In ascending order of terrible, they are:
- International Hemorrhoid Day
- International Vegan Day (or is that just the same as the above?)
- Premature Ejaculation Day (I know, I know: all ejaculations are premature)
- Molest A Pre-Teen Girl Day (for Roman Polanski, that’s every day, of course)
and the absolute worst:
- Senator Chuck Schumer Appreciation Day
Your suggestions in Comments, as usual.
Hillary Clinton’s Birthday.
That IS the same as International Hemorrhoid Day…
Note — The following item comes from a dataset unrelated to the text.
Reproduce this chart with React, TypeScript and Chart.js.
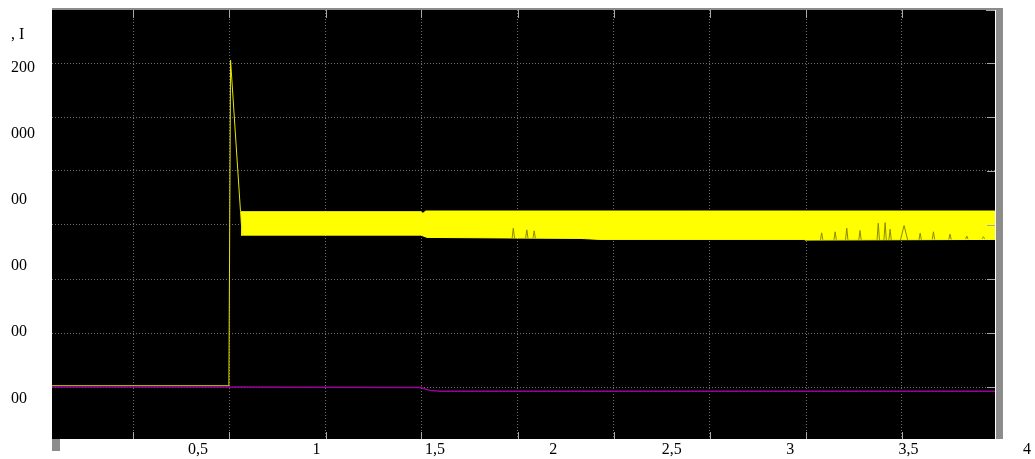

Hemorrhoids go away with a little cream.
She won’t.
Aren’t we being a little hypocritical here? After all, you are the creator of “National Ammo Day?” Set to be on your own birthday November 19. 😉
That was to stick it to Al Gore. Plus, buying ammo is a duty for us citizen-militia types.
Your point is nevertheless valid.
“National Ammo Day” is a recognized High Holy Day in Texas and it has been for years, not a fluff commemorative day like ‘Marijuana Edibles Day’ in Colorado. “National Ammo Day” is only outranked in Texas by Opening Day of Dove Season and later in November Deer Season with other huntings days slightly behind “National Ammo Day”, don’t ask me why, I don’t know and I don’t make the rules.
National Asshole Day.: Pick a Democrat, any Democrat.
Glad you qualified that. Initially, I thought you were channeling Brian Boitano or Elton John.
Hitler’s Birthday.
(Too soon?)
“Premature Ejaculation Day (I know, I know: all ejaculations are premature)”
which is traditionally celebrated the day before the calendar date.
“Senator Chuck Schumer Appreciation Day”
“This appreciation is usually military in nature, and carried out from their fleet of horribly beweaponed battlecruisers.”